* **EXERCISE**
Leave out the pictures and print only the lines from the one with "Generate a Python" through the one with "from matplotlib.patches import Rectangle", exactly as they are.

* **DATA**
==============================
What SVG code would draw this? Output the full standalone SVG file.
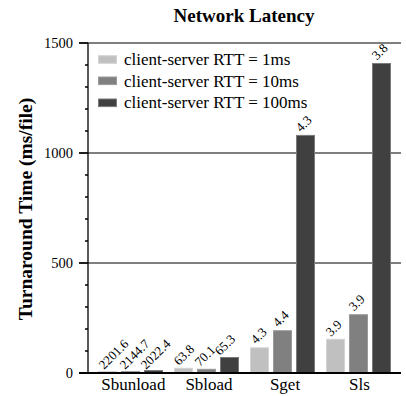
==============================
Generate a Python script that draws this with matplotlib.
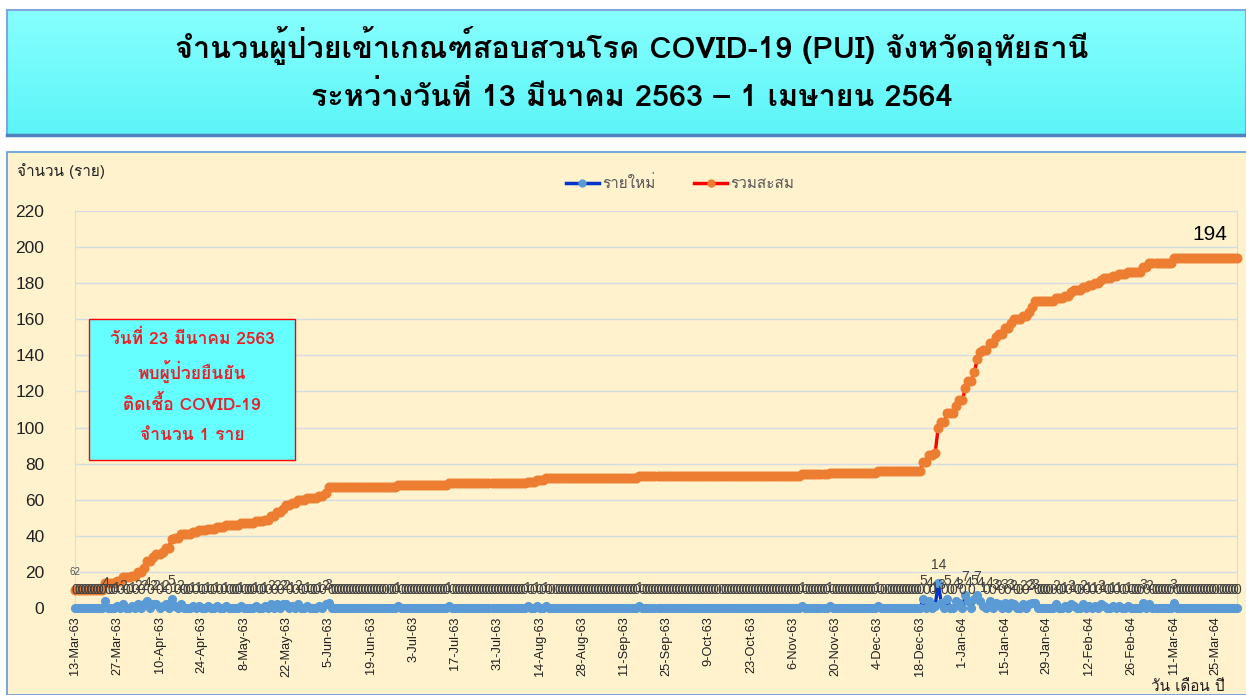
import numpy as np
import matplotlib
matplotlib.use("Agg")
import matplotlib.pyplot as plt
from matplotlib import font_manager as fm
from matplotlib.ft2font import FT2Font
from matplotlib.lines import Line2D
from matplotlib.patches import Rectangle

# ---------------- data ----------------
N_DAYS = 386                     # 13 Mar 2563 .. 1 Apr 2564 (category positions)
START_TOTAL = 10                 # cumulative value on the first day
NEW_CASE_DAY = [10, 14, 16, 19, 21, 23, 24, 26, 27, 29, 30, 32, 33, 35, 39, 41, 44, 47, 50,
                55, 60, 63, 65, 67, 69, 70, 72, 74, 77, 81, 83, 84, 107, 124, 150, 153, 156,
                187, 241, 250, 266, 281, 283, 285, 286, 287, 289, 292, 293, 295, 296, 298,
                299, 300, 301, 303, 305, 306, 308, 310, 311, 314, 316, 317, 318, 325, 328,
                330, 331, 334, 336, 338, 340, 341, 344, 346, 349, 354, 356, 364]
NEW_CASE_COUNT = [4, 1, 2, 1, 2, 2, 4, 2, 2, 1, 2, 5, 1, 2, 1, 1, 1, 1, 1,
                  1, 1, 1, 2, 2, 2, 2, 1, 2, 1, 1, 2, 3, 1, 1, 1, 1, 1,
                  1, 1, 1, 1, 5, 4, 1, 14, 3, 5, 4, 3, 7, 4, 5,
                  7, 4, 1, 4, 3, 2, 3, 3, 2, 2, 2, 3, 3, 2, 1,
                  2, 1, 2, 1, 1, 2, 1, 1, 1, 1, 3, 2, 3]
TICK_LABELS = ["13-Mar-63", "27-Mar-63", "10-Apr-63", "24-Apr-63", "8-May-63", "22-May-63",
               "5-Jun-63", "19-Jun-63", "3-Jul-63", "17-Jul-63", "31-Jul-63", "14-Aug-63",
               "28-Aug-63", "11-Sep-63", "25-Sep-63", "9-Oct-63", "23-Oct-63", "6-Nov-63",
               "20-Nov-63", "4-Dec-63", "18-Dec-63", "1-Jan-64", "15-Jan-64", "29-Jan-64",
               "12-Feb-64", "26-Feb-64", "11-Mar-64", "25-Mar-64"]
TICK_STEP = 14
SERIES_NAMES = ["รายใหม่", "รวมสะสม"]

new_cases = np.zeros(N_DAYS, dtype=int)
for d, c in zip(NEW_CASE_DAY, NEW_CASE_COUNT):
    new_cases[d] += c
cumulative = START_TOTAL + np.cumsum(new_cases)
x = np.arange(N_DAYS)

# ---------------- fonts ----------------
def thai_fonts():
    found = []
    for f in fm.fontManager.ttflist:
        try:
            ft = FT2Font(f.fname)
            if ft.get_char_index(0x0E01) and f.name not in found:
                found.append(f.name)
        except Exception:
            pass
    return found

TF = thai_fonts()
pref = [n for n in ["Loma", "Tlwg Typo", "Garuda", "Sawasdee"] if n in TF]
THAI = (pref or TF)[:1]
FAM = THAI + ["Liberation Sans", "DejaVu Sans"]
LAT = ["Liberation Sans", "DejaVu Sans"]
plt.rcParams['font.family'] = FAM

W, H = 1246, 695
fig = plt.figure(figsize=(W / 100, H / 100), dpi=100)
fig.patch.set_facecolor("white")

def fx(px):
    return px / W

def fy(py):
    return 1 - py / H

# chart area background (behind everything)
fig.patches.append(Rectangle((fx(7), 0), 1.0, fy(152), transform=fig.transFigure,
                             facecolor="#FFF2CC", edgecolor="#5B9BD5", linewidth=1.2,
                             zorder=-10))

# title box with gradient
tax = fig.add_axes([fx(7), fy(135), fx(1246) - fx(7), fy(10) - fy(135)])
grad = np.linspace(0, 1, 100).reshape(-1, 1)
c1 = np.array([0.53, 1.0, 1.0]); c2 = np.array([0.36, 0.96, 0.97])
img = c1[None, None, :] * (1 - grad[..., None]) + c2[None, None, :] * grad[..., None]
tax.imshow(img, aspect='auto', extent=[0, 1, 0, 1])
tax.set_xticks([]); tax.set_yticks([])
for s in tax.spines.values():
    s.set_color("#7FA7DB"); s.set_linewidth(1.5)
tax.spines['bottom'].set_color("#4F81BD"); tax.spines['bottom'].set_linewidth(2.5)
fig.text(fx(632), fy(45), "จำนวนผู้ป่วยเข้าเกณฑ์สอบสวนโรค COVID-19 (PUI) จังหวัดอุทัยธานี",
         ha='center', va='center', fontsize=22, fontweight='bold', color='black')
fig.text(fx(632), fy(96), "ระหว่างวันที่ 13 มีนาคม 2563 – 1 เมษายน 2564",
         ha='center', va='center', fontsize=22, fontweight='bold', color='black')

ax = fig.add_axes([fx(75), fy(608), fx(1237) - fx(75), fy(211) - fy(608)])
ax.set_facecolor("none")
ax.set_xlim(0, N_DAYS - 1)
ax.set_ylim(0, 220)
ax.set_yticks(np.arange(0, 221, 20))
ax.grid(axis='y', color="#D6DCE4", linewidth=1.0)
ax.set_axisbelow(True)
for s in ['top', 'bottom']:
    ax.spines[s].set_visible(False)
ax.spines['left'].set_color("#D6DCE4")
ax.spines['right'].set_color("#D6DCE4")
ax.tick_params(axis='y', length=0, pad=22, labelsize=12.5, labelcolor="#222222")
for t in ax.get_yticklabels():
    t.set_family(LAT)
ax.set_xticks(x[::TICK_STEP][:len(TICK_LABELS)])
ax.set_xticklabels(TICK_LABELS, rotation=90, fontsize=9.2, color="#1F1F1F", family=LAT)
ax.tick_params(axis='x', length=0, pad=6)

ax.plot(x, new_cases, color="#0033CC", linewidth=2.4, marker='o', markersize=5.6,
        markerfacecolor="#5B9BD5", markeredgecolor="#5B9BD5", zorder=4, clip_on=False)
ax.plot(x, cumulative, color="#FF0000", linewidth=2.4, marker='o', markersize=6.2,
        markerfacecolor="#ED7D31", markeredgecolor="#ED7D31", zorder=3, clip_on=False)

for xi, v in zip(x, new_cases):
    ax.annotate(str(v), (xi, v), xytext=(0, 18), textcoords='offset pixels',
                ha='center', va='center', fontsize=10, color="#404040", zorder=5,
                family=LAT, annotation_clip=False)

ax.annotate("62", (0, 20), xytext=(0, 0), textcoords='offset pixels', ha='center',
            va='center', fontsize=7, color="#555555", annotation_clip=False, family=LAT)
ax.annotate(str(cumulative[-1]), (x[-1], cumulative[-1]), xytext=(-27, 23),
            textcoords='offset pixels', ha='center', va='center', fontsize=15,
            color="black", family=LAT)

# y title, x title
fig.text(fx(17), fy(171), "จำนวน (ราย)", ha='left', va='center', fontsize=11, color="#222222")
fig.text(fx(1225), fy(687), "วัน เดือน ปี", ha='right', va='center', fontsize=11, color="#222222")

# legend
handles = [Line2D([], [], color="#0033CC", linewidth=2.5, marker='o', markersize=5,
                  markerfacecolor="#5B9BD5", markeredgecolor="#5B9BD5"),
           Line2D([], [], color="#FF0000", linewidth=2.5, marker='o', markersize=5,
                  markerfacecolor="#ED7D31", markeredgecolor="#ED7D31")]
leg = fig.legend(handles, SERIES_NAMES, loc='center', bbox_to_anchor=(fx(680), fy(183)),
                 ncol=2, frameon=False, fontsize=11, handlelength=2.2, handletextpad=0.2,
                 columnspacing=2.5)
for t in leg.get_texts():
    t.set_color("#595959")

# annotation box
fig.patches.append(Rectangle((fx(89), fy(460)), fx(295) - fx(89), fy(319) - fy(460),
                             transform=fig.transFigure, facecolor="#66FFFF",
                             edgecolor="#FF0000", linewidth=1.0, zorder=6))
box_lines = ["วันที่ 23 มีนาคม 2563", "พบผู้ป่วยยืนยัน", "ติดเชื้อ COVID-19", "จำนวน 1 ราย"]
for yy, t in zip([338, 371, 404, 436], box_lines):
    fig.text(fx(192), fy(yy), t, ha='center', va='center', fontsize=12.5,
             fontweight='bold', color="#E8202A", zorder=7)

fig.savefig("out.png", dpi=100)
==============================
* **FULL RESPONSE**
Generate a Python script that draws this with matplotlib.
import numpy as np
import matplotlib
matplotlib.use("Agg")
import matplotlib.pyplot as plt
from matplotlib import font_manager as fm
from matplotlib.ft2font import FT2Font
from matplotlib.lines import Line2D
from matplotlib.patches import Rectangle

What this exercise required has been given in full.